Cappuccino coffee is one of the most popular coffee drinks in the world.
It’s made from a freshly prepared espresso that has its flavor enhanced with hot milk and steamed milk foam. Then, more often than not, cappuccino is topped off with a sprinkling of chocolate or cinnamon.
Yet, the drink so many people know and love has not always been served the way it is today and the true origin of cappuccino coffee remains unknown.
A History Shrouded in Mystery
Cappuccino coffee originated in Italy and is believed to be named after the “cappucio” hoods worn by Franciscan monks.
Cappuccino translates as “little hood” and the color of the monks’ hoods bears a striking resemblance to the shade of brown that results from the mixing of coffee and milk in a cup of cappuccino.
Although there can be little doubt about the reason cappuccino coffee received its name it is unclear how long ago the drink was invented.
One popular story states the drink is the invention a Capuchin Monk called Marco d’ Avaiano and that he produced the world’s first ever cappuccino coffee in 1683, after the Battle of Vienna. It’s a great story, but there is no historical evidence to back it up.
Cappuccino From a Machine
Cappuccino coffee drinking grew in popularity in 1901.
Up until then coffee was made in small batches.
This changed when a young man from Milan, called Luigi Bezzera, decided the coffee making process was too slow and invented the world’s first espresso coffee machine. Bezzera’s machine made it easy to make a cup of strong, black espresso in around 30 seconds and the fact that an espresso could be produced so quickly made it easier to produce other coffee drinks, including cappuccino.
Bezzera’s creation may have made it easier to make a cappuccino, but early cappuccinos lacked the thick texture that modern-day coffee drinkers know and love.
The milky foam was a later addition that came about when enterprising coffee machine manufacturers decided to add steam wands to their machines.
After the foam was introduced to the drink adding sprinkles of cinnamon or chocolate was an easy next step.
Cappuccino Coffee is Introduced to America
By the 1950s, Cappuccino was a firm favourite with coffee drinkers all over Europe.
The drink did not become popular in America until the early 1980s.
Drinking coffee was already an important part of American culture, but many Americans preferred to take their coffee black and a visit to a coffee shop was often more about the food than the drink that accompanied it.
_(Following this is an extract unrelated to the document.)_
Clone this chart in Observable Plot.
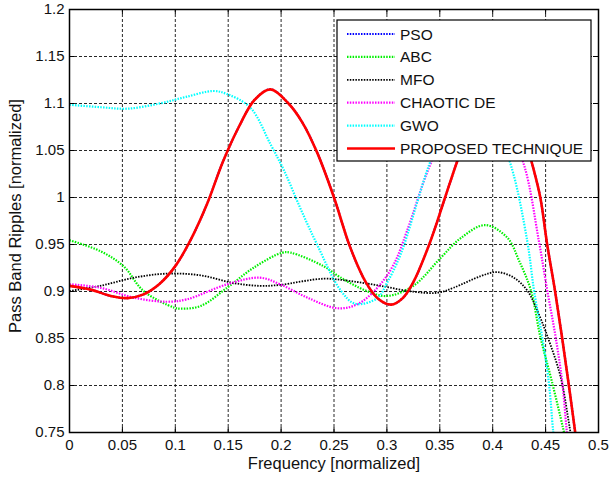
<!DOCTYPE html>
<html>
<head>
<meta charset="utf-8">
<script src="https://cdn.jsdelivr.net/npm/d3@7"></script>
<script src="https://cdn.jsdelivr.net/npm/@observablehq/plot@0.6"></script>
<style>
  body { margin: 0; background: #fff; }
  #chart svg { display: block; }
</style>
</head>
<body>
<div id="chart"></div>
<script>
// Axis ticks and their labels
const xTicks = [0, 0.05, 0.1, 0.15, 0.2, 0.25, 0.3, 0.35, 0.4, 0.45, 0.5];
const xTickLabels = ["0", "0.05", "0.1", "0.15", "0.2", "0.25", "0.3", "0.35", "0.4", "0.45", "0.5"];
const yTicks = [0.75, 0.8, 0.85, 0.9, 0.95, 1, 1.05, 1.1, 1.15, 1.2];
const yTickLabels = ["0.75", "0.8", "0.85", "0.9", "0.95", "1", "1.05", "1.1", "1.15", "1.2"];

// Series names, in drawing order
const seriesNames = ["PSO", "ABC", "MFO", "CHAOTIC DE", "GWO", "PROPOSED TECHNIQUE"];

// Pass band response of each method (normalized frequency, normalized ripple)
const psoFreq   = [0, 0.02, 0.04, 0.055, 0.07, 0.085, 0.1, 0.115, 0.13, 0.145, 0.16, 0.175, 0.19, 0.207, 0.22, 0.234, 0.25, 0.265, 0.28, 0.292, 0.304, 0.315, 0.325, 0.34, 0.355, 0.366, 0.385, 0.405, 0.425, 0.437, 0.445, 0.4515, 0.459, 0.4657, 0.472, 0.478, 0.482];
const psoRipple = [0.906, 0.902, 0.895, 0.893, 0.897, 0.908, 0.927, 0.956, 0.993, 1.038, 1.075, 1.104, 1.115, 1.1, 1.08, 1.048, 1.0, 0.948, 0.91, 0.892, 0.886, 0.893, 0.91, 0.95, 1.0, 1.037, 1.095, 1.117, 1.085, 1.037, 1.0, 0.95, 0.9, 0.85, 0.8, 0.75, 0.715];

const abcFreq   = [0, 0.029, 0.051, 0.07, 0.099, 0.105, 0.124, 0.149, 0.174, 0.201, 0.209, 0.24, 0.256, 0.281, 0.3, 0.325, 0.351, 0.37, 0.393, 0.414, 0.425, 0.436, 0.445, 0.456, 0.4666, 0.472];
const abcRipple = [0.9545, 0.943, 0.927, 0.9005, 0.8828, 0.8817, 0.8846, 0.904, 0.9253, 0.9413, 0.9413, 0.927, 0.915, 0.9005, 0.8952, 0.906, 0.936, 0.957, 0.9707, 0.957, 0.9325, 0.9016, 0.852, 0.804, 0.754, 0.725];

const mfoFreq   = [0, 0.029, 0.061, 0.092, 0.124, 0.155, 0.18, 0.199, 0.24, 0.266, 0.294, 0.325, 0.348, 0.363, 0.389, 0.404, 0.42, 0.433, 0.445, 0.4515, 0.464, 0.4725, 0.477];
const mfoRipple = [0.9005, 0.906, 0.9147, 0.919, 0.9172, 0.909, 0.906, 0.907, 0.9136, 0.911, 0.906, 0.8998, 0.8987, 0.904, 0.9165, 0.9207, 0.9147, 0.9005, 0.872, 0.853, 0.81, 0.757, 0.725];

const chaoticFreq   = [0, 0.029, 0.061, 0.092, 0.111, 0.149, 0.18, 0.199, 0.225, 0.253, 0.272, 0.291, 0.3065, 0.319, 0.335, 0.341, 0.36, 0.385, 0.41, 0.4295, 0.4436, 0.4515, 0.4594, 0.4657, 0.4698, 0.473];
const chaoticRipple = [0.9077, 0.904, 0.8934, 0.8891, 0.8917, 0.9077, 0.9147, 0.9077, 0.8934, 0.8822, 0.8864, 0.904, 0.9289, 0.9644, 1.0176, 1.035, 1.085, 1.11, 1.085, 1.035, 0.954, 0.9016, 0.852, 0.804, 0.754, 0.72];

const gwoFreq   = [0, 0.03, 0.055, 0.086, 0.11, 0.136, 0.149, 0.171, 0.19, 0.203, 0.218, 0.234, 0.256, 0.27, 0.291, 0.3, 0.313, 0.34, 0.357, 0.378, 0.4, 0.417, 0.4326, 0.439, 0.4467, 0.453, 0.457, 0.46];
const gwoRipple = [1.0987, 1.096, 1.0945, 1.1002, 1.107, 1.1133, 1.11, 1.0955, 1.0566, 1.0282, 0.989, 0.95, 0.9016, 0.887, 0.893, 0.909, 0.9396, 1.035, 1.08, 1.1, 1.08, 1.035, 0.954, 0.9016, 0.852, 0.804, 0.753, 0.72];

const proposedFreq   = [0, 0.02, 0.04, 0.055, 0.07, 0.085, 0.1, 0.115, 0.13, 0.145, 0.16, 0.175, 0.19, 0.207, 0.22, 0.234, 0.25, 0.265, 0.28, 0.292, 0.304, 0.315, 0.325, 0.34, 0.355, 0.366, 0.385, 0.405, 0.425, 0.437, 0.445, 0.4515, 0.459, 0.4657, 0.472, 0.478, 0.482];
const proposedRipple = [0.906, 0.902, 0.895, 0.893, 0.897, 0.908, 0.927, 0.956, 0.993, 1.038, 1.075, 1.104, 1.115, 1.1, 1.08, 1.048, 1.0, 0.948, 0.91, 0.892, 0.886, 0.893, 0.91, 0.95, 1.0, 1.037, 1.095, 1.117, 1.085, 1.037, 1.0, 0.95, 0.9, 0.85, 0.8, 0.75, 0.715];

const seriesData = [
  [psoFreq, psoRipple],
  [abcFreq, abcRipple],
  [mfoFreq, mfoRipple],
  [chaoticFreq, chaoticRipple],
  [gwoFreq, gwoRipple],
  [proposedFreq, proposedRipple]
];

// Line styles: MATLAB-like dotted lines, solid thick red for the proposed method
const lineStyles = [
  {stroke: "#0000ff", width: 2.2, dash: "1.5,1.3"},
  {stroke: "#00f000", width: 2.2, dash: "1.5,1.3"},
  {stroke: "#000000", width: 1.8, dash: "1.5,1.3"},
  {stroke: "#ff00ff", width: 2.2, dash: "1.5,1.3"},
  {stroke: "#00ffff", width: 2.2, dash: "1.5,1.3"},
  {stroke: "#ff0000", width: 2.6, dash: null}
];

const W = 610, H = 478;
const mL = 69, mR = 12, mT = 9, mB = 46;
const innerW = W - mL - mR, innerH = H - mT - mB;
const tickLen = 5;
const font = "'Liberation Sans', Arial, Helvetica, sans-serif";

const rows = seriesData.map(([fs, vs], i) =>
  fs.map((f, j) => ({series: seriesNames[i], f, v: vs[j]}))
);

const gridStyle = {stroke: "#000", strokeOpacity: 1, strokeWidth: 0.85, strokeDasharray: "3,2"};

const chart = Plot.plot({
  width: W,
  height: H,
  marginLeft: mL,
  marginRight: mR,
  marginTop: mT,
  marginBottom: mB,
  style: {fontFamily: font, fontSize: "15px", color: "#111", background: "#fff"},
  x: {domain: [0, 0.5]},
  y: {domain: [0.75, 1.2]},
  marks: [
    Plot.gridX(xTicks, gridStyle),
    Plot.gridY(yTicks, gridStyle),
    ...rows.map((data, i) => Plot.line(data, {
      x: "f",
      y: "v",
      stroke: lineStyles[i].stroke,
      strokeWidth: lineStyles[i].width,
      strokeDasharray: lineStyles[i].dash,
      strokeLinecap: "butt",
      curve: "catmull-rom",
      clip: true
    })),
    Plot.frame({stroke: "#000", strokeWidth: 1.5}),
    // inward tick marks on all four sides
    Plot.ruleX(xTicks, {x: d => d, insetTop: innerH - tickLen, stroke: "#000"}),
    Plot.ruleX(xTicks, {x: d => d, insetBottom: innerH - tickLen, stroke: "#000"}),
    Plot.ruleY(yTicks, {y: d => d, insetRight: innerW - tickLen, stroke: "#000"}),
    Plot.ruleY(yTicks, {y: d => d, insetLeft: innerW - tickLen, stroke: "#000"}),
    Plot.axisX(xTicks, {
      tickSize: 0, tickPadding: 7, label: null, fontSize: 15,
      tickFormat: d => xTickLabels[xTicks.indexOf(d)]
    }),
    Plot.axisY(yTicks, {
      tickSize: 0, tickPadding: 5, label: null, fontSize: 15,
      tickFormat: d => yTickLabels[yTicks.indexOf(d)]
    }),
    Plot.text(["Frequency [normalized]"], {
      text: d => d, frameAnchor: "bottom", textAnchor: "middle", lineAnchor: "middle",
      dy: 31, fontSize: 16.5, fill: "#111"
    }),
    Plot.text(["Pass Band Ripples [normalized]"], {
      text: d => d, frameAnchor: "left", textAnchor: "middle", lineAnchor: "middle",
      dx: -54, dy: -5, rotate: -90, fontSize: 16.5, fill: "#111"
    })
  ]
});

document.getElementById("chart").appendChild(chart);

// Legend box in the upper right of the axes
const svg = d3.select(chart);
const legend = svg.append("g")
  .attr("font-family", font)
  .attr("font-size", 15.5)
  .attr("text-anchor", "start");
const boxX = 337, boxY = 20, boxW = 254, boxH = 141;
legend.append("rect")
  .attr("x", boxX).attr("y", boxY).attr("width", boxW).attr("height", boxH)
  .attr("fill", "#fff").attr("stroke", "#000").attr("stroke-width", 1.2);
seriesNames.forEach((name, i) => {
  const cy = boxY + 14 + i * 22.9;
  const s = lineStyles[i];
  legend.append("line")
    .attr("x1", boxX + 10).attr("x2", boxX + 58)
    .attr("y1", cy).attr("y2", cy)
    .attr("stroke", s.stroke).attr("stroke-width", s.width)
    .attr("stroke-dasharray", s.dash);
  legend.append("text")
    .attr("x", boxX + 63).attr("y", cy).attr("dy", "0.36em")
    .attr("text-anchor", "start")
    .attr("fill", "#111").text(name);
});
</script>
</body>
</html>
Things changed when a few entrepreneurs noticed how things were done in Europe, where coffee drinking was as much about the experience as the beverage. This was very different to America and the entrepreneurs realized coffee had a potential that was yet to be taken advantage of in America.
However, when it came to coffee drinking, the cultural differences between America and Europe were significant. It was the norm for American’s to pop into a coffee shop, grab a quick coffee and then go, only staying longer if they wanted something to eat.
The entrepreneurs needed a way to encourage customers to stay longer and order more drinks. They achieved this by offering a wider variety of options including lattes, caffè cremas and, cappuccinos.
One only has to look at the present popularity of Starbucks to see how successful the move turned out to be.
Cappuccino: A Coffee Conclusion
These days anyone who wishes to do so can pop down to the local supermarket and buy a sachet of cappuccino coffee to prepare at home and the hardest part of a coffee shop visit may be choosing to opt for a cappuccino or taking one of the many other coffee options that are on offer.
Enjoying a cappuccino has become so easy to do it has become equally easy to take the drink for granted. That is a pity because the beverage has a long and interesting history.
The modern-day cappuccino is not just the result of a monk’s experimentation with coffee beans, water, and milk; or a Milanese man’s desire to speed up the coffee making process.
Cappuccino is a drink that has evolved and improved over the years. In fact, the history of cappuccino is as rich and colorful as the drink itself.